■ PROBLEM
Starting with the first line of the listing, quote each line exactly until and including the one with "46, 47, 48];", leaving pictures out.
........
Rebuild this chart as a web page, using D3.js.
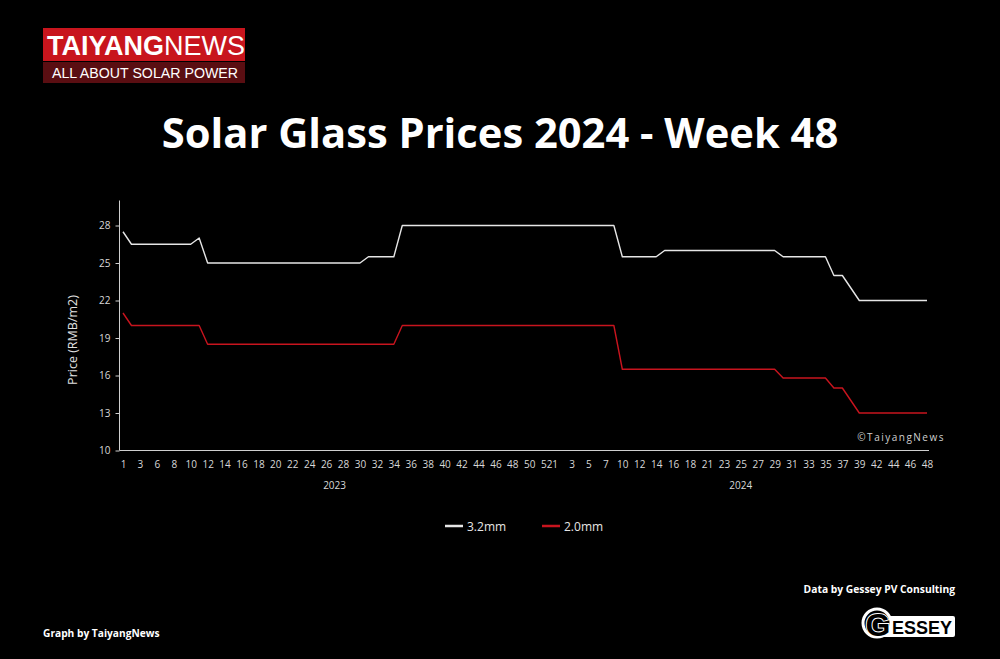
<!DOCTYPE html>
<html>
<head>
<meta charset="utf-8">
<script src="https://cdn.jsdelivr.net/npm/d3@7"></script>
<style>
  html, body { margin: 0; padding: 0; background: #000; }
  svg { display: block; }
</style>
</head>
<body>
<script>
// week labels per year (some weeks are missing in the source series)
const weeks2023 = [1, 2, 3, 4, 6, 7, 8, 9, 10, 11, 12, 13, 14, 15, 16, 17, 18, 19, 20, 21, 22, 23, 24, 25, 26,
  27, 28, 29, 30, 31, 32, 33, 34, 35, 36, 37, 38, 39, 40, 41, 42, 43, 44, 45, 46, 47, 48, 49, 50, 51, 52];
const weeks2024 = [1, 2, 3, 4, 5, 6, 7, 8, 10, 11, 12, 13, 14, 15, 16, 17, 18, 19, 21, 22, 23, 24, 25, 26, 27,
  28, 29, 30, 31, 32, 33, 34, 35, 36, 37, 38, 39, 40, 42, 43, 44, 45, 46, 47, 48];

// prices RMB/m2
const glass32_2023 = [27.5, 26.5, 26.5, 26.5, 26.5, 26.5, 26.5, 26.5, 26.5, 27, 25, 25, 25, 25, 25, 25, 25, 25, 25,
  25, 25, 25, 25, 25, 25, 25, 25, 25, 25, 25.5, 25.5, 25.5, 25.5, 28, 28, 28, 28, 28, 28, 28, 28, 28, 28, 28, 28,
  28, 28, 28, 28, 28, 28];
const glass32_2024 = [28, 28, 28, 28, 28, 28, 28, 28, 25.5, 25.5, 25.5, 25.5, 25.5, 26, 26, 26, 26, 26, 26, 26,
  26, 26, 26, 26, 26, 26, 26, 25.5, 25.5, 25.5, 25.5, 25.5, 25.5, 24, 24, 23, 22, 22, 22, 22, 22, 22, 22, 22, 22];
const glass20_2023 = [21, 20, 20, 20, 20, 20, 20, 20, 20, 20, 18.5, 18.5, 18.5, 18.5, 18.5, 18.5, 18.5, 18.5, 18.5,
  18.5, 18.5, 18.5, 18.5, 18.5, 18.5, 18.5, 18.5, 18.5, 18.5, 18.5, 18.5, 18.5, 18.5, 20, 20, 20, 20, 20, 20, 20,
  20, 20, 20, 20, 20, 20, 20, 20, 20, 20, 20];
const glass20_2024 = [20, 20, 20, 20, 20, 20, 20, 20, 16.5, 16.5, 16.5, 16.5, 16.5, 16.5, 16.5, 16.5, 16.5, 16.5,
  16.5, 16.5, 16.5, 16.5, 16.5, 16.5, 16.5, 16.5, 16.5, 15.8, 15.8, 15.8, 15.8, 15.8, 15.8, 15, 15, 14, 13, 13, 13,
  13, 13, 13, 13, 13, 13];

const years = ['2023', '2024'];
const yTicks = [10, 13, 16, 19, 22, 25, 28];
const seriesNames = ['3.2mm', '2.0mm'];
const seriesColors = ['#e6e6e6', '#c8141e'];

const width = 1000, height = 659;
const font = "'Open Sans', 'DejaVu Sans', sans-serif";

// build the category list
const cats = [];
weeks2023.forEach((w, i) => cats.push({key: '2023-' + i, week: w, year: '2023', pos: i}));
weeks2024.forEach((w, i) => cats.push({key: '2024-' + i, week: w, year: '2024', pos: i}));
const series = [
  glass32_2023.concat(glass32_2024),
  glass20_2023.concat(glass20_2024)
];

const svg = d3.select('body').append('svg')
  .attr('width', width).attr('height', height)
  .style('background', '#000');

// scales
const x = d3.scalePoint().domain(cats.map(d => d.key)).range([123, 927]);
const y = d3.scaleLinear().domain([10, 30]).range([450.5, 200.5]);

// logo
const logo = svg.append('g');
logo.append('rect').attr('x', 43).attr('y', 28).attr('width', 202).attr('height', 33).attr('fill', '#c8151d');
logo.append('rect').attr('x', 43).attr('y', 62).attr('width', 202).attr('height', 21).attr('fill', '#5a0e12');
const lt = logo.append('text').attr('x', 47).attr('y', 55)
  .attr('font-family', "'Liberation Sans', Arial, sans-serif").attr('font-size', 27).attr('fill', '#fff');
lt.append('tspan').attr('font-weight', 700).text('TAIYANG');
lt.append('tspan').attr('font-weight', 300).text('NEWS');
logo.append('text').attr('x', 145).attr('y', 78).attr('text-anchor', 'middle')
  .attr('font-family', "'Liberation Sans', Arial, sans-serif").attr('font-size', 14.2)
  .attr('fill', '#fff').text('ALL ABOUT SOLAR POWER');

// title
svg.append('text').attr('x', 500).attr('y', 148).attr('text-anchor', 'middle')
  .attr('font-family', font).attr('font-weight', 700).attr('font-size', 41.7).attr('fill', '#fff')
  .text('Solar Glass Prices 2024 - Week 48');

// y axis
const yAxis = svg.append('g').attr('transform', 'translate(119.5,0)')
  .call(d3.axisLeft(y).tickValues(yTicks).tickSize(4).tickPadding(5));
yAxis.select('.domain').attr('stroke', '#cfcfcf').attr('d', 'M-0,200.5V450.5');
yAxis.selectAll('.tick line').attr('stroke', '#cfcfcf');
yAxis.selectAll('.tick text').attr('fill', '#d8d8d8').attr('font-family', font).attr('font-size', 10);

svg.append('text').attr('transform', 'translate(77,340) rotate(-90)').attr('text-anchor', 'middle')
  .attr('font-family', font).attr('font-size', 12.5).attr('fill', '#e0e0e0').text('Price (RMB/m2)');

// x axis: every second week label within each year
const xAxis = svg.append('g').attr('transform', 'translate(0,450.5)')
  .call(d3.axisBottom(x)
    .tickValues(cats.filter(d => d.pos % 2 === 0).map(d => d.key))
    .tickFormat(k => cats.find(d => d.key === k).week)
    .tickSize(0).tickPadding(10));
xAxis.select('.domain').attr('stroke', '#cfcfcf').attr('d', 'M119.5,0H929');
xAxis.selectAll('.tick text').attr('fill', '#d8d8d8').attr('font-family', font).attr('font-size', 10);

// year group labels
years.forEach(yr => {
  const c = cats.filter(d => d.year === yr);
  const cx = (x(c[0].key) + x(c[c.length - 1].key)) / 2;
  svg.append('text').attr('x', cx).attr('y', 489).attr('text-anchor', 'middle')
    .attr('font-family', font).attr('font-size', 10).attr('fill', '#d8d8d8').text(yr);
});

// lines
const line = d3.line().x((d, i) => x(cats[i].key)).y(d => y(d));
series.forEach((s, i) => {
  svg.append('path').datum(s).attr('d', line)
    .attr('fill', 'none').attr('stroke', seriesColors[i]).attr('stroke-width', 1.4)
    .attr('stroke-linejoin', 'round');
});

// watermark
svg.append('text').attr('x', 945).attr('y', 441).attr('text-anchor', 'end')
  .attr('font-family', font).attr('font-size', 10).attr('letter-spacing', 1.5)
  .attr('fill', '#d0d0d0').text('\u00A9TaiyangNews');

// legend
const leg = svg.append('g').attr('transform', 'translate(445,526)');
seriesNames.forEach((n, i) => {
  const g = leg.append('g').attr('transform', `translate(${i * 97},0)`);
  g.append('line').attr('x1', 0).attr('x2', 18).attr('y1', 0).attr('y2', 0)
    .attr('stroke', seriesColors[i]).attr('stroke-width', 2.5);
  g.append('text').attr('x', 22).attr('y', 4.5).attr('font-family', font).attr('font-size', 12)
    .attr('fill', '#e6e6e6').text(n);
});

// footer
svg.append('text').attr('x', 43).attr('y', 637).attr('font-family', font).attr('font-weight', 700)
  .attr('font-size', 10.2).attr('fill', '#fff').text('Graph by TaiyangNews');
svg.append('text').attr('x', 955).attr('y', 593).attr('text-anchor', 'end').attr('font-family', font)
  .attr('font-weight', 700).attr('font-size', 10.3).attr('fill', '#fff').text('Data by Gessey PV Consulting');

// gessey logo
const gl = svg.append('g');
gl.append('rect').attr('x', 877).attr('y', 616).attr('width', 78).attr('height', 21).attr('rx', 2).attr('fill', '#fff');
gl.append('text').attr('x', 892).attr('y', 634).attr('font-family', "'Liberation Sans', Arial, sans-serif")
  .attr('font-weight', 700).attr('font-size', 18).attr('fill', '#000').text('ESSEY');
gl.append('circle').attr('cx', 877).attr('cy', 623).attr('r', 14).attr('fill', '#000')
  .attr('stroke', '#fff').attr('stroke-width', 3);
gl.append('text').attr('x', 878).attr('y', 636).attr('text-anchor', 'middle')
  .attr('font-family', "'Liberation Sans', Arial, sans-serif").attr('font-weight', 700).attr('font-size', 32)
  .attr('fill', '#000').attr('stroke', '#fff').attr('stroke-width', 2).attr('paint-order', 'stroke')
  .text('G');
</script>
</body>
</html>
........
■ RIGHT ANSWER
Rebuild this chart as a web page, using D3.js.
<!DOCTYPE html>
<html>
<head>
<meta charset="utf-8">
<script src="https://cdn.jsdelivr.net/npm/d3@7"></script>
<style>
  html, body { margin: 0; padding: 0; background: #000; }
  svg { display: block; }
</style>
</head>
<body>
<script>
// week labels per year (some weeks are missing in the source series)
const weeks2023 = [1, 2, 3, 4, 6, 7, 8, 9, 10, 11, 12, 13, 14, 15, 16, 17, 18, 19, 20, 21, 22, 23, 24, 25, 26,
  27, 28, 29, 30, 31, 32, 33, 34, 35, 36, 37, 38, 39, 40, 41, 42, 43, 44, 45, 46, 47, 48, 49, 50, 51, 52];
const weeks2024 = [1, 2, 3, 4, 5, 6, 7, 8, 10, 11, 12, 13, 14, 15, 16, 17, 18, 19, 21, 22, 23, 24, 25, 26, 27,
  28, 29, 30, 31, 32, 33, 34, 35, 36, 37, 38, 39, 40, 42, 43, 44, 45, 46, 47, 48];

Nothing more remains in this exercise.